As a senior in high school, Cameron was told she had stage III rhabdomyosarcoma, a rare cancer that shows up in the body's soft tissues. It is a cancer that Cameron has defeated, only to see it return again.
"The question that posed in my head was, 'Why me?'" Cameron said. "As cheesy as that sounds, I think that's what most people go through."
It was in the middle of dealing with such heavy questions that Cameron, who recently graduated from Dominican University with a nursing degree, got a visit from Jane Siegel, an expressive arts therapist at Sutter CPMC Van Ness Campus.
It was Jane who introduced Cameron to the calming, meditative effects of rock painting. It was someone else, however, who opened Cameron's eyes to its power.
"I think it has to do with one of the nurses I had on the floor," Cameron said.
Sensing that the nurse could use a little therapy herself, Cameron offered to paint rocks with her.
"It's been very healing for me just to paint them and I thought it would be a tool to heal others," Cameron said.
It worked so well, Cameron instantly knew she was onto something. So, Cameron began painting and leaving rocks with inspirational messages in a hospital courtyard garden for other patients.
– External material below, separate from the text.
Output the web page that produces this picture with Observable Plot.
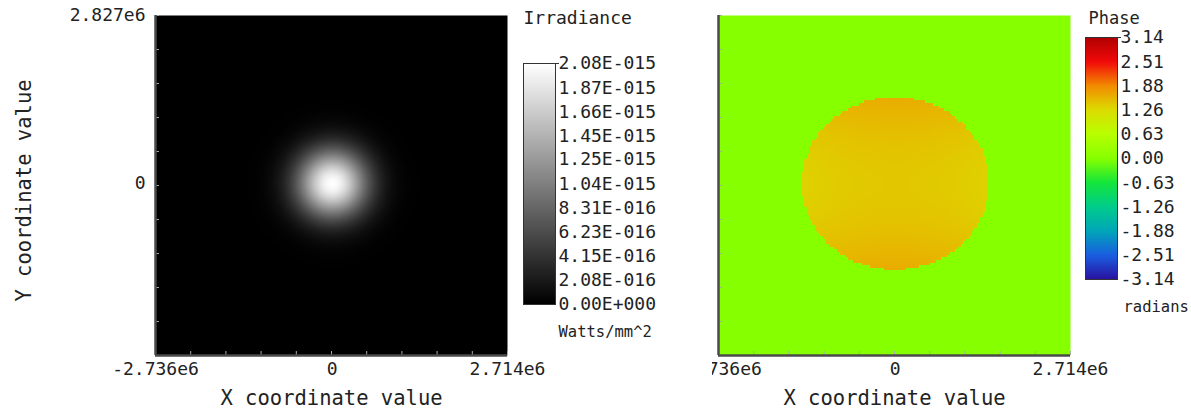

At school and at home she would gather family and friends together in groups for therapy sessions disguised as painting parties.
Cameron also began posting her creations on Instagram, then placing them around her community.
"On a hiking trail or by the sidewalk," Cameron said. "And if anybody sees it or wants to keep it and take if for themselves because it sparked something in them, the rocks are for them."